Donate Life Boldly Launches Powerful Film About 'The World's Biggest A--hole'
Forbes | August 5, 2016 | Will Burns, Contributor
I have a treat for you. It’s a new film from Donate Life America with the mission of convincing Millennials to become organ donors. Not a small challenge, but one met with a controversial, compelling, creative and strategically brilliant film. And a film that took real guts to approve.
Give it a watch and I’ll break it down.
A strategy of contrast.
What I love most about this film is the strategy. By exaggerating how bad a person can be in life, yet still be considered a hero by donating organs, Donate Life dramatically magnifies the appeal of organ donation.
It’s this contrast between Coleman Sweeney’s “asshole-ness” and his supremely kind act of donating his organs that makes the film so compelling and watchable.
Further, this same contrast makes the viewer more open to the well-trodden altruistic message of donating organs. To think that this “asshole’s” liver is now allowing that nice father, Stan, to be around for his wife and kids. To think that this “asshole’s” heart is now allowing that teacher, Miranda, to teach for 25 more years. To think that this “asshole’s” tendons went to a wounded warrior, Sgt. Donahue, allowing him to walk again.
I suspect it would have been tempting for the client to start the argument with the altruistic message. That donating your organs can breathe new life into people. Even use examples like the ones above. But it just wouldn’t have been as compelling as having viewers ponder this “asshole” now living inside all these good people, allowing them to continue to live.
Even an “asshole” can be saved.
There is a subtext to this film that I believe makes it even more powerful. That is, no matter how bad you are in life, you can still be saved. Donate Life positions organ donation as at least a form of character-salvation, if not spiritual.
And let’s admit it. There’s a little Coleman Sweeney in all of us, right?
Consider Millennials. They’re out of school, they’re finally free, they’re having fun, sometimes too much fun, relationships, regrets, craziness, learning, cheating, growing, everything.
We’ve all been there.
Of course, no one (including Millennials) has ever been quite the “asshole” that Coleman Sweeney was, but we can still relate. We have all made mistakes, sinned, or done thoughtless and stupid things we regret.
And it’s in that emotional empathy that this film swirls.
If “the world’s biggest asshole” can be redeemed by donating his organs, then just imagine my redemption, being only some small percent of the ”asshole” Coleman Sweeney was.
The film’s final super says, “Even an asshole can save a life.” But to me the subtext is, “Even an asshole can be saved (if he donates his organs).”
A much bigger and more motivating message. But there’s one more question.
Would you have approved this film?
To me, the real lesson here for CMOs is this: if the creative idea is on strategy, then by god approve it no matter how uncomfortable it makes you feel.
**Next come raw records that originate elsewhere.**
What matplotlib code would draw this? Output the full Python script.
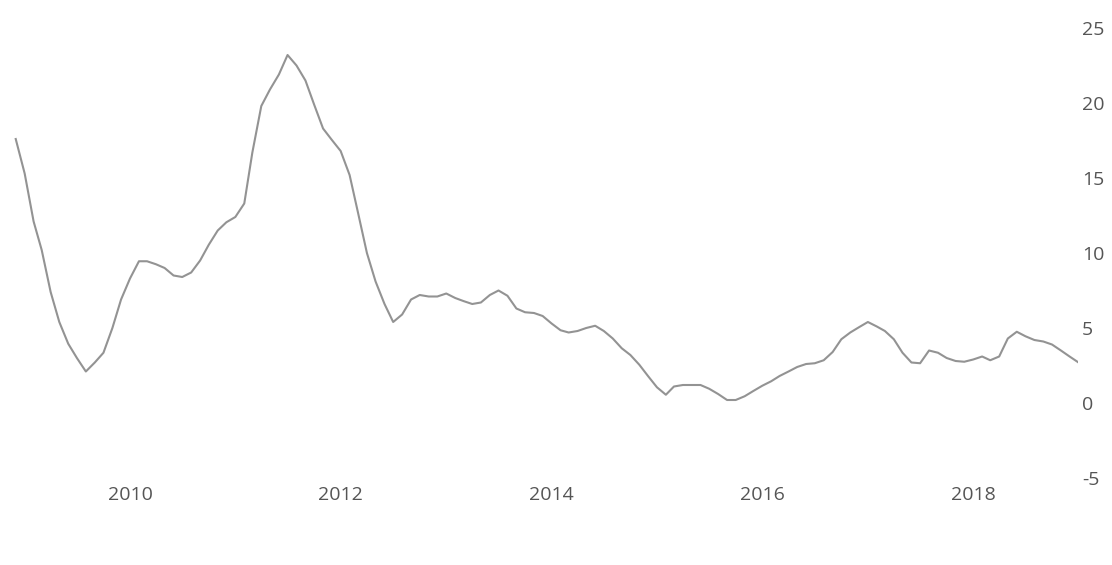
import matplotlib
matplotlib.use("Agg")
import matplotlib.pyplot as plt
import matplotlib.dates as mdates
import pandas as pd
import datetime as dt

# Monthly values, Dec 2008 .. Jan 2019
start_month = "2008-12-01"
values = [
    17.6, 15.3, 12.1, 10.2, 7.4, 5.4, 3.95, 3.0, 2.1, 2.7, 3.35, 5.0,
    6.9, 8.3, 9.45, 9.45, 9.25, 9.0, 8.5, 8.4, 8.7, 9.5, 10.55, 11.5,
    12.05, 12.4, 13.3, 16.7, 19.8, 20.9, 21.9, 23.2, 22.5, 21.5, 19.9, 18.3,
    17.55, 16.8, 15.2, 12.7, 10.0, 8.1, 6.6, 5.4, 5.9, 6.9, 7.2, 7.1,
    7.1, 7.3, 7.0, 6.8, 6.6, 6.7, 7.2, 7.5, 7.15, 6.3, 6.05, 6.0,
    5.8, 5.3, 4.85, 4.7, 4.8, 5.0, 5.15, 4.8, 4.3, 3.65, 3.2, 2.55,
    1.8, 1.05, 0.55, 1.1, 1.2, 1.2, 1.2, 0.95, 0.6, 0.2, 0.2, 0.45,
    0.8, 1.15, 1.45, 1.8, 2.1, 2.4, 2.6, 2.65, 2.85, 3.4, 4.25, 4.7,
    5.05, 5.4, 5.1, 4.8, 4.25, 3.35, 2.7, 2.65, 3.5, 3.35, 3.0, 2.8,
    2.75, 2.9, 3.1, 2.85, 3.1, 4.3, 4.75, 4.45, 4.2, 4.1, 3.9, 3.5,
    3.1, 2.7,
]
dates = pd.date_range(start_month, periods=len(values), freq="MS")

year_ticks = [2010, 2012, 2014, 2016, 2018]
y_ticks = [-5, 0, 5, 10, 15, 20, 25]

W, H = 1112, 565
fig = plt.figure(figsize=(W / 100, H / 100), dpi=100)
fig.patch.set_facecolor("white")

ax_left_px, ax_right_px = 0, 1078
ax_top_px, ax_bot_px = 28, 478
ax = fig.add_axes([ax_left_px / W, 1 - ax_bot_px / H,
                   (ax_right_px - ax_left_px) / W, (ax_bot_px - ax_top_px) / H])

ax.plot(dates, values, color="#939393", lw=1.5, solid_joinstyle="round")

# x mapping: Jan 1 2010 at pixel 130, 105.4 px per year
ref = mdates.date2num(dt.datetime(2010, 1, 1))
px_per_day = 105.4 / 365.25
ax.set_xlim(ref - (130 - ax_left_px) / px_per_day, ref + (ax_right_px - 130) / px_per_day)
ax.set_ylim(-5, 25)

ax.set_xticks([mdates.date2num(dt.datetime(y, 1, 1)) for y in year_ticks])
ax.set_xticklabels([str(y) for y in year_ticks])
ax.set_yticks(y_ticks)
ax.set_yticklabels([str(v) for v in y_ticks])

ax.yaxis.tick_right()
for s in ax.spines.values():
    s.set_visible(False)
ax.tick_params(axis="both", length=0, labelsize=14, colors="#555555")
ax.tick_params(axis="y", pad=3)
ax.tick_params(axis="x", pad=6)
for lab in ax.get_xticklabels() + ax.get_yticklabels():
    lab.set_fontfamily("Open Sans")
ax.grid(False)
ax.set_facecolor("white")

fig.savefig("out.png", dpi=100, facecolor="white")
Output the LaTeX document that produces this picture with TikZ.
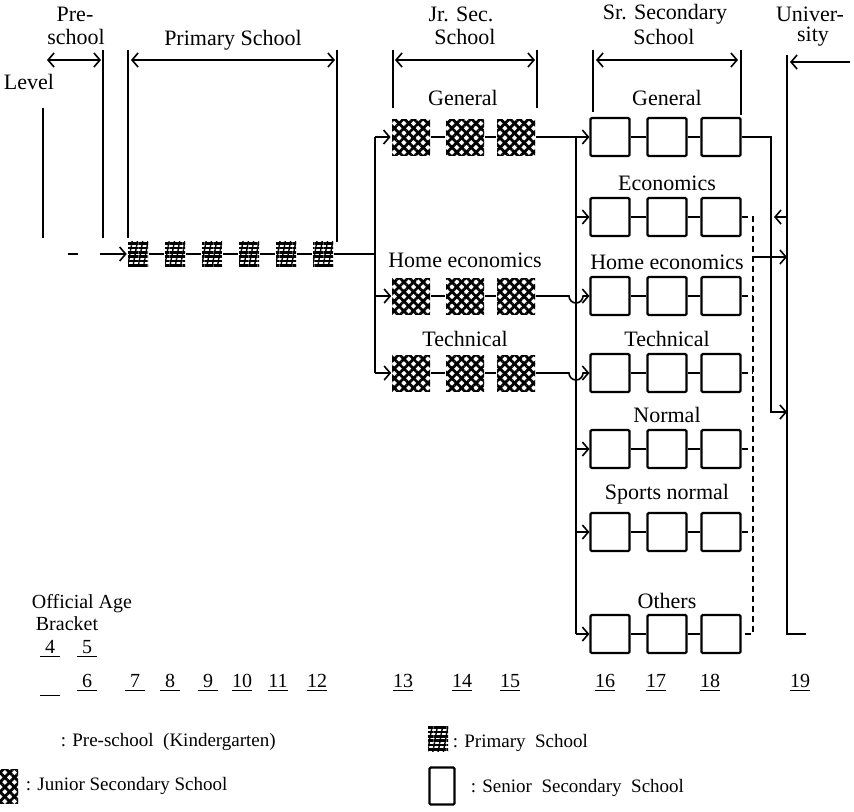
\documentclass[tikz,border=0pt]{standalone}
\usepackage{fontspec}
\setmainfont{Liberation Serif}
\usetikzlibrary{arrows.meta}
\usetikzlibrary{patterns,patterns.meta}

\begin{document}
\begin{tikzpicture}[x=0.5pt,y=-0.5pt,>={Straight Barb[length=3pt,width=7pt]},line width=0.8pt,
  lbl/.style={font=\fontsize{11}{12}\selectfont,inner sep=0pt},
  age/.style={font=\fontsize{10}{12}\selectfont,inner sep=0pt},
  key/.style={font=\fontsize{9.5}{11}\selectfont,inner sep=0pt,anchor=west},
  prim box/.style={minimum width=10pt,minimum height=12.5pt,inner sep=0pt,
    pattern={Lines[angle=0,distance=2.2pt,line width=1.3pt]},
    postaction={pattern={Lines[angle=80,distance=2.6pt,line width=0.7pt]}}},
  jr box/.style={minimum width=19pt,minimum height=18pt,inner sep=0pt,
    pattern={Lines[angle=45,distance=3.4pt,line width=1.4pt]},
    postaction={pattern={Lines[angle=-45,distance=3.4pt,line width=1.4pt]}}},
  sr box/.style={draw,line width=1.1pt,minimum width=19.5pt,minimum height=19pt,
    inner sep=0pt,rounded corners=0.6pt}]

\useasboundingbox (0,0) rectangle (854,811);

% headings
\node[lbl] (pre) at (75,14) {Pre-};
\node[lbl] (pre2) at (76,37) {school};
\node[lbl] (prim) at (233,40) {Primary School};
\node[lbl] (jrs) at (461,14) {Jr. Sec.};
\node[lbl] (jrs2) at (465,37) {School};
\node[lbl] (srs) at (665,14) {Sr. Secondary};
\node[lbl] (srs2) at (664,37) {School};
\node[lbl] (uni) at (810,14) {Univer-};
\node[lbl] (uni2) at (813,37) {sity};
\node[lbl] (level) at (29,82) {Level};

\draw[<->] (47,60) coordinate (pa) -- (101,60) coordinate (pb);
\draw[<->] (131,60) coordinate (qa) -- (335,60) coordinate (qb);
\draw[<->] (395,60) coordinate (ja) -- (535,60) coordinate (jb);
\draw[<->] (596,60) coordinate (sa) -- (738,60) coordinate (sb);
\draw[->] (850,62) coordinate (ua) -- (790,62) coordinate (ub);

\draw (103,50) -- (103,238);
\draw (43,108) -- (43,238);
\draw (128,50) -- (128,238);
\draw (337,50) -- (337,242);
\draw (393,50) -- (393,108);
\draw (537,50) -- (537,108);
\draw (593,50) -- (593,112);
\draw (741,50) -- (741,115);

% boxes
\foreach \x [count=\c] in {138,175,212,249,286,323}
  \node[prim box] (p\c) at (\x,254) {};

\foreach \r/\y in {gen/137,home/296,tech/373}
  \foreach \x [count=\c] in {411,465,516}
    \node[jr box] (j\r\c) at (\x,\y) {};

\foreach \r/\y in {gen/137,eco/217,home/296,tech/373,norm/449,sport/532,oth/634}
  \foreach \x [count=\c] in {610,667,721}
    \node[sr box] (s\r\c) at (\x,\y) {};

% row labels
\node[lbl] at (463,98) {General};
\node[lbl] at (465,260) {Home economics};
\node[lbl] at (465,339) {Technical};
\node[lbl] at (667,98) {General};
\node[lbl] at (667,183) {Economics};
\node[lbl] at (667,262) {Home economics};
\node[lbl] at (667,339) {Technical};
\node[lbl] at (667,415) {Normal};
\node[lbl] at (667,494) {Sports normal};
\node[lbl] at (667,601) {Others};

% links
\draw (p1) -- (p2) -- (p3) -- (p4) -- (p5) -- (p6);
\foreach \r in {gen,home,tech}
  \draw (j\r1) -- (j\r2) (j\r2) -- (j\r3);
\foreach \r in {gen,eco,home,tech,norm,sport,oth}
  \draw (s\r1) -- (s\r2) (s\r2) -- (s\r3);

\draw (68,254) coordinate (d1) -- (78,254) coordinate (d2);
\draw[->] (100,254) coordinate (pin) -- (p1);
\coordinate (jsplit) at (375,254);
\draw (p6) -- (jsplit);
\coordinate (jtop) at (375,137);
\draw (jtop) -- (jtop |- jtech1);
\foreach \r in {gen,home,tech}
  \draw[->] (jtop |- j\r1) -- (j\r1);

\coordinate (sfeed) at (576,137);
\draw[->] (jgen3) -- (sgen1);
\draw (sfeed) -- (sfeed |- soth1);
\foreach \r in {eco,norm,sport,oth}
  \draw[->] (sfeed |- s\r1) -- (s\r1);
\foreach \r in {home,tech}
  \draw[->] (j\r3) -- ([xshift=-3.5pt]sfeed |- j\r3)
    arc[start angle=180,end angle=360,radius=3.5pt] -- (s\r1);

% to university
\coordinate (dtop) at (753,217);
\coordinate (dbot) at (753,634);
\draw[densely dashed] (seco3) -- (dtop) -- (dbot) -- (soth3);
\foreach \r in {home,tech,norm,sport}
  \draw[densely dashed] (s\r3) -- (dtop |- s\r3);
\coordinate (utop) at (787,55);
\draw (utop) -- (787,634) coordinate (ubot) -- (806,634) coordinate (uend);
\coordinate (dout) at (753,257);
\draw[->] (dout) -- (dout -| utop);
\coordinate (gturn) at (771,137);
\coordinate (gdown) at (771,412);
\draw[->] (sgen3) -- (gturn) -- (gdown) -- (gdown -| utop);
\coordinate (uback) at (774,217);
\draw[->] (uback -| utop) -- (uback);

% ages
\node[age] (oa) at (82,604) {Official Age};
\node[age] (br) at (67,624) {Bracket};
\foreach \a/\x in {4/50,5/87}
  \node[age] (a\a) at (\x,649) {\underline{\makebox[10pt]{\a}}};
\node[age] (a0) at (50,683) {\underline{\makebox[10pt]{\strut}}};
\foreach \a/\x in {6/87,7/135,8/170,9/208,10/242,11/278,12/317,13/403,14/462,15/510,16/605,17/656,18/710,19/800}
  \node[age] (a\a) at (\x,683) {\underline{\makebox[10pt]{\a}}};

% key
\node[key] (kpre) at (60,742) {: Pre-school\ \ (Kindergarten)};
\node[prim box] (kprim) at (438,739) {};
\node[key] (kprimt) at (452,743) {: Primary\ \ School};
\node[jr box,minimum height=17pt] (kjr) at (-1,786) {};
\node[key] (kjrt) at (25,786) {: Junior Secondary School};
\node[sr box,minimum width=12.5pt,minimum height=18.5pt] (ksr) at (442,786) {};
\node[key] (ksrt) at (470,788) {: Senior\ \ Secondary\ \ School};
\end{tikzpicture}
\end{document}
This film says “asshole” five times. Six if you count the super at the end. The name of the spot is “The World’s Biggest Asshole.” We’ve got a main character who steals candy from kids, throws coins at strippers, beeps at old ladies crossing the street, and countless other offenses.
Plenty of reasons to kill this puppy (literally). And I wouldn’t be surprised to learn that Donate Life is getting piles of complaints from offended folks with too much time on their hands, donors, maybe even board members.
But this client believed in the strategy and wisely saw it through. Yes, I’m sure there were discussions about how important it is to be edgy with Millennials. But that’s not the only reason this particular film is this kind of “asshole edgy.” It’s edgy because the film needed massive contrast (from “asshole” to “hero”) to magnify the message of organ donation for Millennials.
Fortified likely by this client’s belief that this film, with this strategy, would motivate people to save lives through organ donation.